A non-fiction account, which I confess is what I personally prefer, should tell what is known, and what can be reasonably hypothesised, without further embellishment. This brings me to the nub of my problem. I know of two authors who have written accounts of life in Nazi death camps which purported to contain their own recollections, but which were subsequently shown to be fictitious. In one case I believe that the author admitted that he had been economical with the truth, the other seems to have genuinely believed the fantasy. If both books had been published as works of fiction there would have been no problem whatsoever, indeed the works would have had value in keeping the knowledge of those terrible events in the collective public mind. But the authors attempted to pass them off as personal experience. In the case of the Holocaust there is an especial danger. There are those people who try to deny that it ever was a genuine historical event. Writing ostensibly factual works on this topic which are later effectively revealed to be fictional potentially provides ammunition for ‘deniers’ who wish to promote the extraordinary idea that the death camps and the Holocaust were wholly fictitious.

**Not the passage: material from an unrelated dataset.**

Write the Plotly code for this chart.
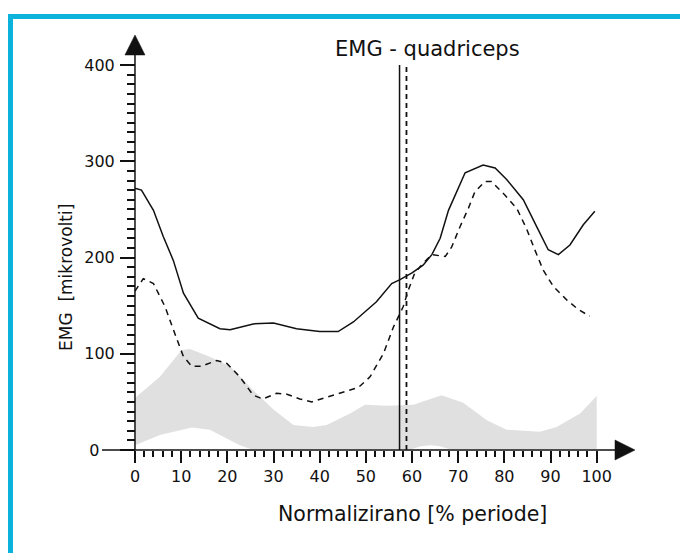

There are slightly less serious examples of the fact-fiction dichotomy. I first became aware of the problem with an Australian novella, which later became a noted film, called Picnic at Hanging Rock. A group of schoolgirls inexplicably disappear during an outing. The author allows the reader to believe that the work is based on true events and if this were indeed the case the episode would rank as on of the world’s most puzzling unsolved mysteries. But it is invented and, as an invention, it is simply a well-told mystery story for which the author evidently couldn’t contrive a satisfactory ending.

In the 1950s one T.Lobsang Rampa claimed to be a Tibetan lama. His book The Third Eye and its successors sold millions of copies. There is not much doubt that the author was born Cyril Hoskin in glorious Devon and he had never even visited Tibet, at least outside the astral plane. I have read several of his books and none have provided me with any deep spiritual insights. I have met people who have had a different experience, although none recently as it happens. Was this all simply a confidence trick on the book-buying public or did young Cyril find everyday reality impossibly pedestrian and so genuinely believed in what he wrote? The truth, as they say, is out there.

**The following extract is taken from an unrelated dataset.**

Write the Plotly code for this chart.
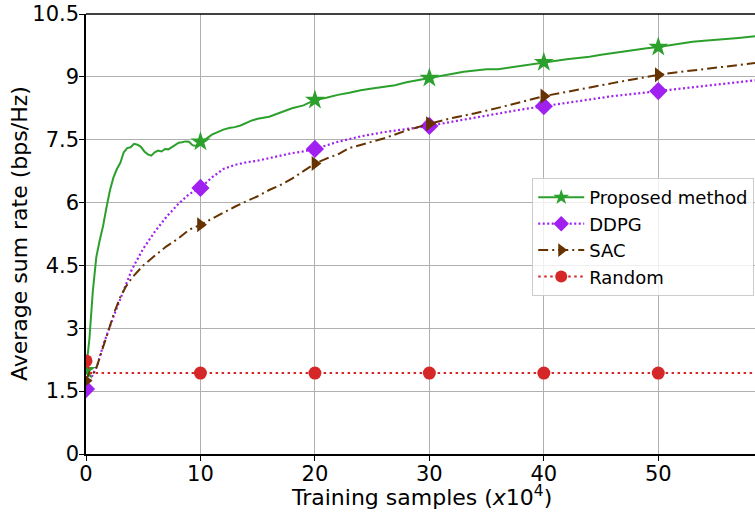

About a decade later Carlos Castaneda, a Peruvian-American anthropologist, also sold millions of books, this time on the subject of central American shamanism. Were his works fiction? He said not. Do they contain valuable insights into philosophy and religious practice? Well perhaps I’m not the best person to judge. I think it is true that most academics now say his accounts were invented but, when I last checked, Carlos still had his faithful supporters. Litigation over his will and the unexplained death and disappearance of some of his closest disciples has shed a lurid light on the end of his life. Could his books be of value even if they were fictional? Not to me personally, that is obvious. Some supporters have claimed that they were an extremely clever critique on contemporary anthropological practice. But this is a little like a painter, who has become rich by faking Rembrandts, claiming his activities were a clever and highly principled attack on the immoral world of art dealers. Implausible, just possibly true, but mighty bad luck for those who bought the Rembrandts.

In our discussion my friend strongly believed that concealed works of ‘faction’ might still provide insights of great value; I passionately maintained that a worthwhile book that proposes to tell the truth cannot start with a thumping great lie on the dust-cover. High words ensued. So we cannot agree about this, or much else, and are not likely to be talking again any time soon. Are we both right to see this as an important issue? Or do we provide living examples of people who can grow older without ever growing up? My perception is that I see things clearly and have little appetite for compromise, but perhaps I am really just a grumpy pensioner.